▸ TASK TO COMPLETE
Copy from the first line below down to and including the line with "(ready-in) at (441.5,978);". Skip the pictures.

▸ DATA EXTRACT
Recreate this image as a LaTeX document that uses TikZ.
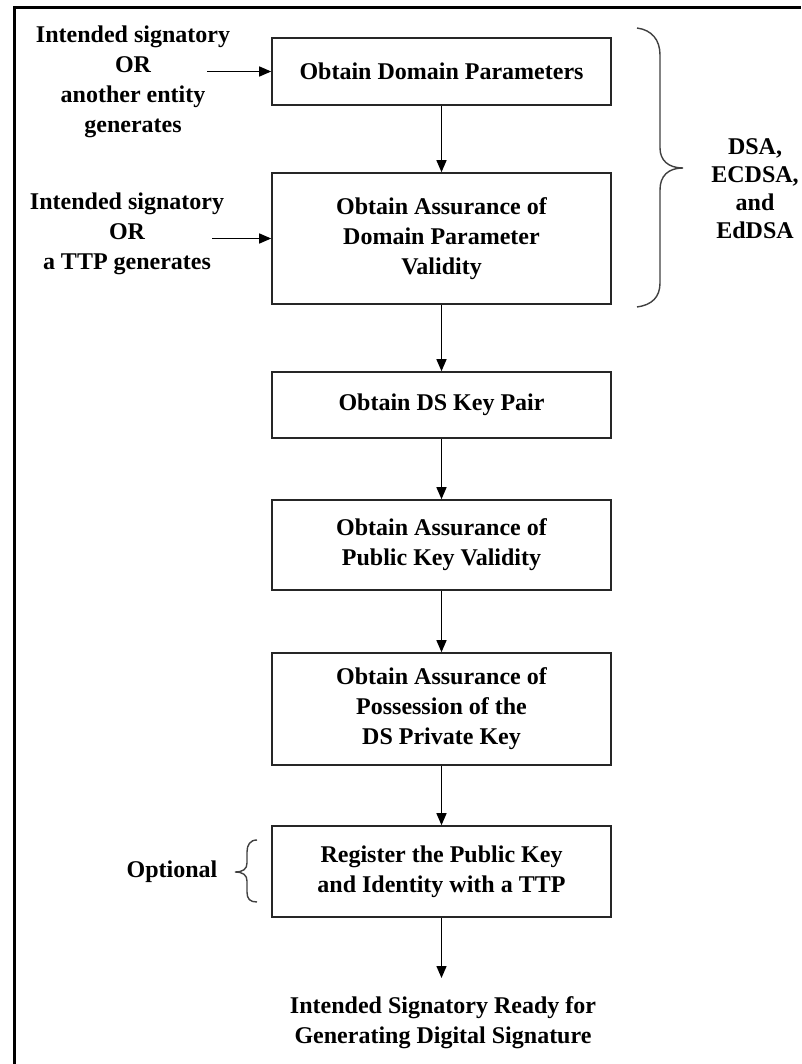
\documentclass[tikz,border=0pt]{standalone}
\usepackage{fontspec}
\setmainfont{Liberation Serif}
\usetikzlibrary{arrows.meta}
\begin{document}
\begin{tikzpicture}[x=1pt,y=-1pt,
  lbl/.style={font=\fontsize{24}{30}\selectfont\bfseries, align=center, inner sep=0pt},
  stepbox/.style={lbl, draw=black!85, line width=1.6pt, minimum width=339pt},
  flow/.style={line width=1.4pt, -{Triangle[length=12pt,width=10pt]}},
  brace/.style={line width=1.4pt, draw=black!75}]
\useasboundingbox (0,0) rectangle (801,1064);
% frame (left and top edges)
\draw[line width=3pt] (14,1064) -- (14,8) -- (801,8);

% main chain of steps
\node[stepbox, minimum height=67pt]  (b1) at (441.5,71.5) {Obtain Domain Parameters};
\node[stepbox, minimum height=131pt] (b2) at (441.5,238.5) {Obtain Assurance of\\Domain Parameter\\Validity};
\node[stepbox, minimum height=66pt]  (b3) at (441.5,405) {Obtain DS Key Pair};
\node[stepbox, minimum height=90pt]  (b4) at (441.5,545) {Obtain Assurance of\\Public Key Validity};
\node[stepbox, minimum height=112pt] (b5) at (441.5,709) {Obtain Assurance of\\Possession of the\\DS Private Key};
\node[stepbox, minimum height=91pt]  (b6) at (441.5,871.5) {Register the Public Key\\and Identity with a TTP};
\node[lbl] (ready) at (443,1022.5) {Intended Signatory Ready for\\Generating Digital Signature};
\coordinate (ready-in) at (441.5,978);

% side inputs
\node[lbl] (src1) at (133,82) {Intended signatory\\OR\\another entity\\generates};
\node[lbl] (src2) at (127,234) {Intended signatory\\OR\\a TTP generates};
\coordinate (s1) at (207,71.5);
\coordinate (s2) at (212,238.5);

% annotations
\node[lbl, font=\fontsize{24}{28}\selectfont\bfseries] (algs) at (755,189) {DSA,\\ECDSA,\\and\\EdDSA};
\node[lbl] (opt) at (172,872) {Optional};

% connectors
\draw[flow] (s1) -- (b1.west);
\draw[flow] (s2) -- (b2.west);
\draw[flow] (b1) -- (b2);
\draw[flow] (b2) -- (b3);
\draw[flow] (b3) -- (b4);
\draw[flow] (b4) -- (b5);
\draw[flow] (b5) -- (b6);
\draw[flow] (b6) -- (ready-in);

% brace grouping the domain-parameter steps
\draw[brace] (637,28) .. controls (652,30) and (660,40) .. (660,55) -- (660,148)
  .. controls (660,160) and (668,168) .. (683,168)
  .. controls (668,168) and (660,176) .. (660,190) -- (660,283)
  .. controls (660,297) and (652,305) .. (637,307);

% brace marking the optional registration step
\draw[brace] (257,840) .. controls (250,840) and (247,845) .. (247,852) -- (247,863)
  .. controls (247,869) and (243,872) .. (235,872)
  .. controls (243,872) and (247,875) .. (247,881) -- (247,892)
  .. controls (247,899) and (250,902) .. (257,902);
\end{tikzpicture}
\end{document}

▸ EXERCISE RESPONSE
Recreate this image as a LaTeX document that uses TikZ.
\documentclass[tikz,border=0pt]{standalone}
\usepackage{fontspec}
\setmainfont{Liberation Serif}
\usetikzlibrary{arrows.meta}
\begin{document}
\begin{tikzpicture}[x=1pt,y=-1pt,
  lbl/.style={font=\fontsize{24}{30}\selectfont\bfseries, align=center, inner sep=0pt},
  stepbox/.style={lbl, draw=black!85, line width=1.6pt, minimum width=339pt},
  flow/.style={line width=1.4pt, -{Triangle[length=12pt,width=10pt]}},
  brace/.style={line width=1.4pt, draw=black!75}]
\useasboundingbox (0,0) rectangle (801,1064);
% frame (left and top edges)
\draw[line width=3pt] (14,1064) -- (14,8) -- (801,8);

% main chain of steps
\node[stepbox, minimum height=67pt]  (b1) at (441.5,71.5) {Obtain Domain Parameters};
\node[stepbox, minimum height=131pt] (b2) at (441.5,238.5) {Obtain Assurance of\\Domain Parameter\\Validity};
\node[stepbox, minimum height=66pt]  (b3) at (441.5,405) {Obtain DS Key Pair};
\node[stepbox, minimum height=90pt]  (b4) at (441.5,545) {Obtain Assurance of\\Public Key Validity};
\node[stepbox, minimum height=112pt] (b5) at (441.5,709) {Obtain Assurance of\\Possession of the\\DS Private Key};
\node[stepbox, minimum height=91pt]  (b6) at (441.5,871.5) {Register the Public Key\\and Identity with a TTP};
\node[lbl] (ready) at (443,1022.5) {Intended Signatory Ready for\\Generating Digital Signature};
\coordinate (ready-in) at (441.5,978);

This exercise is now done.